AIM OF THE EXERCISE: Pictures do not belong in the copy; quote every entry below exactly.

★ ★ ★ ★ ★ ★ ★

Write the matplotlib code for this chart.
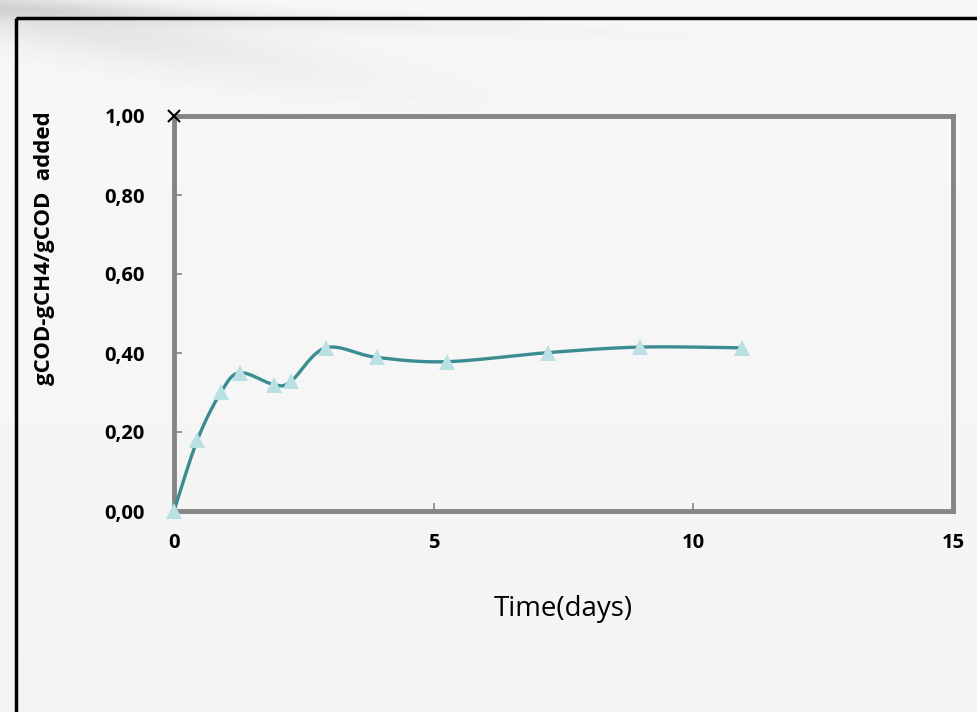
import numpy as np
import matplotlib.pyplot as plt
from matplotlib.ticker import FuncFormatter
from matplotlib.patches import Rectangle

# dados
tempo = [0, 0.45, 0.91, 1.27, 1.92, 2.25, 2.92, 3.9, 5.25, 7.2, 8.98, 10.93]
metano = [0.0, 0.18, 0.302, 0.350, 0.320, 0.328, 0.413, 0.389, 0.378, 0.401, 0.415, 0.413]
ponto_x = [0]
ponto_y = [1.0]


def suavizar(x, y, n=30):
    # curva suavizada tipo Excel (bezier com tangentes de Catmull-Rom)
    p = np.column_stack([x, y]).astype(float)
    p = np.vstack([p[0], p, p[-1]])
    out = []
    t = np.linspace(0, 1, n)[:, None]
    for i in range(1, len(p) - 2):
        p0, p3 = p[i], p[i + 1]
        p1 = p0 + (p[i + 1] - p[i - 1]) / 6
        p2 = p3 - (p[i + 2] - p[i]) / 6
        seg = ((1 - t) ** 3) * p0 + 3 * ((1 - t) ** 2) * t * p1 + 3 * (1 - t) * t ** 2 * p2 + t ** 3 * p3
        out.append(seg)
    c = np.vstack(out)
    return c[:, 0], c[:, 1]


W, H = 977, 712
fig = plt.figure(figsize=(W / 100, H / 100), dpi=100)

# fundo com degradê cinza
bg = fig.add_axes([0, 0, 1, 1])
yy, xx = np.mgrid[0:H, 0:W]
base = 0.968 - 0.012 * (yy / H)
faixa = np.exp(-((yy - 0.18 * xx - 10) / 30.0) ** 2) * np.exp(-(xx / 300.0) ** 2)
faixa2 = np.exp(-((yy - 0.04 * xx - 8) / 10.0) ** 2) * np.exp(-(xx / 450.0) ** 2)
img = base - 0.08 * faixa - 0.07 * faixa2
bg.imshow(img, cmap='gray', vmin=0, vmax=1, aspect='auto', extent=[0, W, H, 0])
bg.add_patch(Rectangle((16, 18), W, H, fill=False, edgecolor='black', linewidth=2.5))
bg.set_xlim(0, W)
bg.set_ylim(H, 0)
bg.axis('off')

ax = fig.add_axes([174 / W, 1 - 511 / H, (953 - 174) / W, (511 - 116) / H])
ax.patch.set_alpha(0)

xs, ys = suavizar(tempo, metano)
ax.plot(xs, ys, color='#3a8c91', linewidth=2.4, zorder=3, clip_on=False)
ax.plot(tempo, metano, linestyle='none', marker='^', markersize=12,
        color='#b9e1e4', markeredgewidth=0, zorder=4, clip_on=False)
ax.plot(ponto_x, ponto_y, linestyle='none', marker='x', markersize=9,
        color='black', markeredgewidth=1.5, zorder=5, clip_on=False)

ax.set_xlim(0, 15)
ax.set_ylim(0, 1.0)
ax.set_xticks([0, 5, 10, 15])
ax.set_yticks([0, 0.2, 0.4, 0.6, 0.8, 1.0])
ax.yaxis.set_major_formatter(FuncFormatter(lambda v, p: ('%.2f' % v).replace('.', ',')))

for s in ax.spines.values():
    s.set_color('#858585')
    s.set_linewidth(3.5)

ax.tick_params(direction='in', length=6, width=1.2, color='#858585')
ax.tick_params(axis='y', pad=21)
ax.tick_params(axis='x', pad=16)
for lab in ax.get_xticklabels() + ax.get_yticklabels():
    lab.set_fontfamily('Open Sans')
    lab.set_fontweight('bold')
    lab.set_fontsize(14.5)

ax.set_xlabel('Time(days)', fontfamily='Open Sans', fontsize=20, labelpad=30)
fig.text(45 / W, 1 - 248 / H, 'gCOD-gCH4/gCOD  added', rotation=90,
         ha='center', va='center', fontfamily='Open Sans', fontweight='bold', fontsize=16)

fig.savefig('out.png', dpi=100)
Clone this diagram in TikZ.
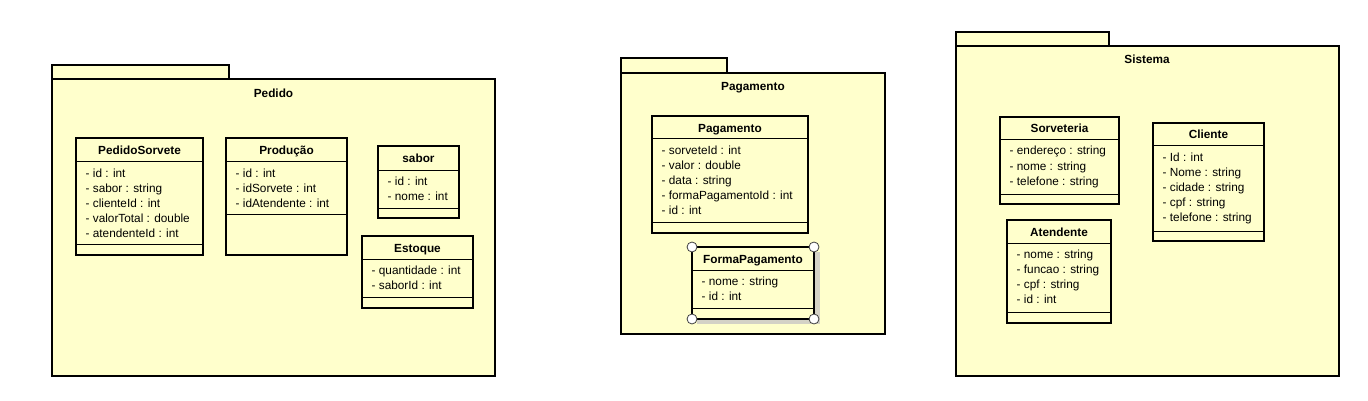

★ ★ ★ ★ ★ ★ ★

PROBLEM SOLUTION:
Write the matplotlib code for this chart.
import numpy as np
import matplotlib.pyplot as plt
from matplotlib.ticker import FuncFormatter
from matplotlib.patches import Rectangle

# dados
tempo = [0, 0.45, 0.91, 1.27, 1.92, 2.25, 2.92, 3.9, 5.25, 7.2, 8.98, 10.93]
metano = [0.0, 0.18, 0.302, 0.350, 0.320, 0.328, 0.413, 0.389, 0.378, 0.401, 0.415, 0.413]
ponto_x = [0]
ponto_y = [1.0]


def suavizar(x, y, n=30):
    # curva suavizada tipo Excel (bezier com tangentes de Catmull-Rom)
    p = np.column_stack([x, y]).astype(float)
    p = np.vstack([p[0], p, p[-1]])
    out = []
    t = np.linspace(0, 1, n)[:, None]
    for i in range(1, len(p) - 2):
        p0, p3 = p[i], p[i + 1]
        p1 = p0 + (p[i + 1] - p[i - 1]) / 6
        p2 = p3 - (p[i + 2] - p[i]) / 6
        seg = ((1 - t) ** 3) * p0 + 3 * ((1 - t) ** 2) * t * p1 + 3 * (1 - t) * t ** 2 * p2 + t ** 3 * p3
        out.append(seg)
    c = np.vstack(out)
    return c[:, 0], c[:, 1]


W, H = 977, 712
fig = plt.figure(figsize=(W / 100, H / 100), dpi=100)

# fundo com degradê cinza
bg = fig.add_axes([0, 0, 1, 1])
yy, xx = np.mgrid[0:H, 0:W]
base = 0.968 - 0.012 * (yy / H)
faixa = np.exp(-((yy - 0.18 * xx - 10) / 30.0) ** 2) * np.exp(-(xx / 300.0) ** 2)
faixa2 = np.exp(-((yy - 0.04 * xx - 8) / 10.0) ** 2) * np.exp(-(xx / 450.0) ** 2)
img = base - 0.08 * faixa - 0.07 * faixa2
bg.imshow(img, cmap='gray', vmin=0, vmax=1, aspect='auto', extent=[0, W, H, 0])
bg.add_patch(Rectangle((16, 18), W, H, fill=False, edgecolor='black', linewidth=2.5))
bg.set_xlim(0, W)
bg.set_ylim(H, 0)
bg.axis('off')

ax = fig.add_axes([174 / W, 1 - 511 / H, (953 - 174) / W, (511 - 116) / H])
ax.patch.set_alpha(0)

xs, ys = suavizar(tempo, metano)
ax.plot(xs, ys, color='#3a8c91', linewidth=2.4, zorder=3, clip_on=False)
ax.plot(tempo, metano, linestyle='none', marker='^', markersize=12,
        color='#b9e1e4', markeredgewidth=0, zorder=4, clip_on=False)
ax.plot(ponto_x, ponto_y, linestyle='none', marker='x', markersize=9,
        color='black', markeredgewidth=1.5, zorder=5, clip_on=False)

ax.set_xlim(0, 15)
ax.set_ylim(0, 1.0)
ax.set_xticks([0, 5, 10, 15])
ax.set_yticks([0, 0.2, 0.4, 0.6, 0.8, 1.0])
ax.yaxis.set_major_formatter(FuncFormatter(lambda v, p: ('%.2f' % v).replace('.', ',')))

for s in ax.spines.values():
    s.set_color('#858585')
    s.set_linewidth(3.5)

ax.tick_params(direction='in', length=6, width=1.2, color='#858585')
ax.tick_params(axis='y', pad=21)
ax.tick_params(axis='x', pad=16)
for lab in ax.get_xticklabels() + ax.get_yticklabels():
    lab.set_fontfamily('Open Sans')
    lab.set_fontweight('bold')
    lab.set_fontsize(14.5)

ax.set_xlabel('Time(days)', fontfamily='Open Sans', fontsize=20, labelpad=30)
fig.text(45 / W, 1 - 248 / H, 'gCOD-gCH4/gCOD  added', rotation=90,
         ha='center', va='center', fontfamily='Open Sans', fontweight='bold', fontsize=16)

fig.savefig('out.png', dpi=100)
Clone this diagram in TikZ.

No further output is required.